┌──

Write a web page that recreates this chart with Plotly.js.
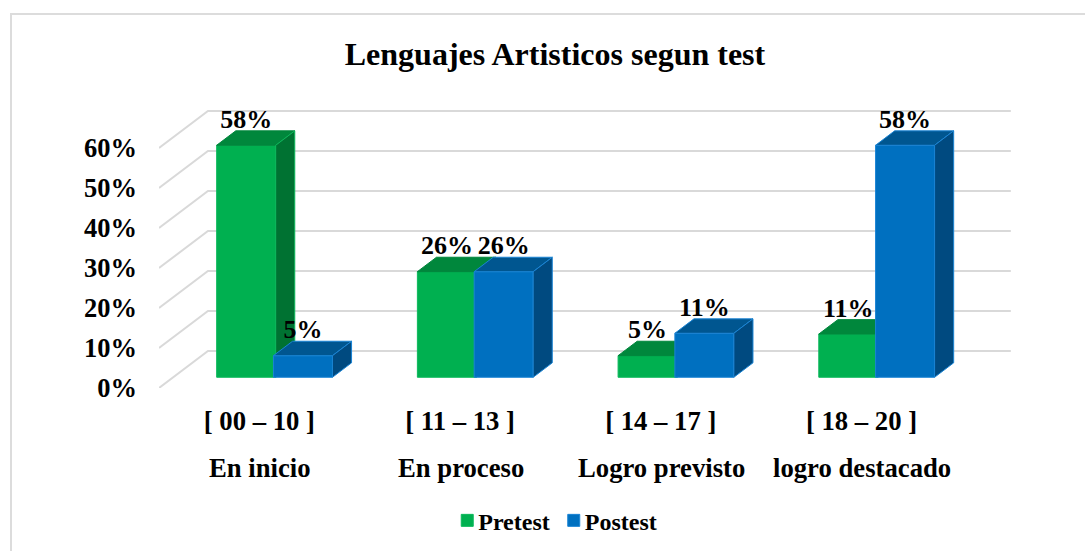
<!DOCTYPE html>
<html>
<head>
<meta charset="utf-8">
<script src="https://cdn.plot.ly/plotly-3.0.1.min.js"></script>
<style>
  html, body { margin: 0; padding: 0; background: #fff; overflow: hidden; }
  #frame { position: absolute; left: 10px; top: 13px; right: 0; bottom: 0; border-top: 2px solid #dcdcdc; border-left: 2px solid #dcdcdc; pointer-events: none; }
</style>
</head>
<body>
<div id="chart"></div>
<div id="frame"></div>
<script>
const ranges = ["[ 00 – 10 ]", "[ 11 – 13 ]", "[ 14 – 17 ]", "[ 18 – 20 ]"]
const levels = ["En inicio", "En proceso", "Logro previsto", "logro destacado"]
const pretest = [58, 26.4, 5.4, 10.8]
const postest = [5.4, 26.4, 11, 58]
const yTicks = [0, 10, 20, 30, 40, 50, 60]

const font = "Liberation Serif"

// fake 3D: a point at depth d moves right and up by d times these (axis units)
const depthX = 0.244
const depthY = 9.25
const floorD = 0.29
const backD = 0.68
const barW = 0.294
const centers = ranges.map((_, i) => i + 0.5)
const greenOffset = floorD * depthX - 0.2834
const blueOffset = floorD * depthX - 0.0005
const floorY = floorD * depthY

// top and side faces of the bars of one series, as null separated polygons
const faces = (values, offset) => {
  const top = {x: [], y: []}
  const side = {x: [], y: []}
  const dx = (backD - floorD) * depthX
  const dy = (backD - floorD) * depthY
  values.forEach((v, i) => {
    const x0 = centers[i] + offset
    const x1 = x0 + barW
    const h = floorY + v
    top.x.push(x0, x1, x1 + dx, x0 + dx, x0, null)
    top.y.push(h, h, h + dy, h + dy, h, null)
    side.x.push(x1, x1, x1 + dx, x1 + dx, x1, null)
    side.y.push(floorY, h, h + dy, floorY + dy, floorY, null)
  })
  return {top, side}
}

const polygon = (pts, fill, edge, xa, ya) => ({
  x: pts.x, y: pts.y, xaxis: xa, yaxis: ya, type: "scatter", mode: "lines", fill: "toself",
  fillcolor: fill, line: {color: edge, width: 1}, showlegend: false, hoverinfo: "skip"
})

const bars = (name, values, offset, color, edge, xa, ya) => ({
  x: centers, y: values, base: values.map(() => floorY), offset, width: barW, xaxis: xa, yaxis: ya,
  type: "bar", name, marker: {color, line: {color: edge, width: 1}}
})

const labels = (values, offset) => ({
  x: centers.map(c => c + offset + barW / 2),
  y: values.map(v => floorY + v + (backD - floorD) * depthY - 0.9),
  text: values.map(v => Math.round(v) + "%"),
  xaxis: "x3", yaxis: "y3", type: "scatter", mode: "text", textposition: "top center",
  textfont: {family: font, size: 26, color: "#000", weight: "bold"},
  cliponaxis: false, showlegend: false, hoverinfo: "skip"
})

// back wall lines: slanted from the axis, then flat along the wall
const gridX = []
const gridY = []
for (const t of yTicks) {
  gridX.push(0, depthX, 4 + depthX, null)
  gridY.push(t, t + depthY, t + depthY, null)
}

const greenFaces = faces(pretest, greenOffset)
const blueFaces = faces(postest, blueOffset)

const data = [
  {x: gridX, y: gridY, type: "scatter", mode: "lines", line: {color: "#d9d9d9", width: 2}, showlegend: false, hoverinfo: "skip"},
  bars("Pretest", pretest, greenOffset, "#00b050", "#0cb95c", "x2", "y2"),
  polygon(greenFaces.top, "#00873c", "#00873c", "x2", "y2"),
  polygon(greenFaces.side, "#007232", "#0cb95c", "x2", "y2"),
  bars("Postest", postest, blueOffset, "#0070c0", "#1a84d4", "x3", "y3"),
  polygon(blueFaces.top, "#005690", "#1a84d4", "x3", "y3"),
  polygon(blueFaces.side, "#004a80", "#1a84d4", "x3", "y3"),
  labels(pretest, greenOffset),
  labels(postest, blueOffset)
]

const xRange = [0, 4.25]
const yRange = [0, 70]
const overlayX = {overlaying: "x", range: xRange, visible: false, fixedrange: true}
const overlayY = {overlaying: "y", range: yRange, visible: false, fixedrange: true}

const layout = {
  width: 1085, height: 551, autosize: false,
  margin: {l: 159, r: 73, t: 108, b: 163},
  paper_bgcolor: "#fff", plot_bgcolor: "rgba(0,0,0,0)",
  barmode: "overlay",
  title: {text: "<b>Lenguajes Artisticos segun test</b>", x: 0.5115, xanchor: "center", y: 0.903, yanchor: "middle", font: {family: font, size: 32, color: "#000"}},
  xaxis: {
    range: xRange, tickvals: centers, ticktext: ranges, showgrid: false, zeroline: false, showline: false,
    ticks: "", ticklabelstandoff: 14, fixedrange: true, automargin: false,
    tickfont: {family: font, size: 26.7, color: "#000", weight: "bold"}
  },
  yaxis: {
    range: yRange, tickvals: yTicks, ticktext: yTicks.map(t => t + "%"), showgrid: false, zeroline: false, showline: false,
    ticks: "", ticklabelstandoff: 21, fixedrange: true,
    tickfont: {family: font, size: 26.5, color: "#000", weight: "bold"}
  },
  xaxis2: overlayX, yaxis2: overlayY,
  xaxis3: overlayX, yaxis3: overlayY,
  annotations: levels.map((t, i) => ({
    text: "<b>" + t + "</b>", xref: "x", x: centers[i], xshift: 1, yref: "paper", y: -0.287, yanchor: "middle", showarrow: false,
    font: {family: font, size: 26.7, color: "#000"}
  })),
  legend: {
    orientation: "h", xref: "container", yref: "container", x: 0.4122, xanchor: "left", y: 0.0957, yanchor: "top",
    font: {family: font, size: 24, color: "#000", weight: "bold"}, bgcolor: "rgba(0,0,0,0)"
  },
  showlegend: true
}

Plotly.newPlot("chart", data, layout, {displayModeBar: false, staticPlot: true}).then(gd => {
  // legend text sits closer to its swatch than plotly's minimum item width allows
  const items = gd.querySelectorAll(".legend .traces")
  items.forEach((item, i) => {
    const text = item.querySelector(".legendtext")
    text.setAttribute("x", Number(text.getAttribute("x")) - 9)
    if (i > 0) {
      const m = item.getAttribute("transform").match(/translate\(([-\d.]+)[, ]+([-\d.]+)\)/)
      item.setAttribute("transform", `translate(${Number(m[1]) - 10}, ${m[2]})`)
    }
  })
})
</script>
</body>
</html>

└──

#### PROBLEM REQUIREMENTS:
Go through the data and count each line that has the word "chart", then give the total alone.

#### WRITTEN REPLY:
3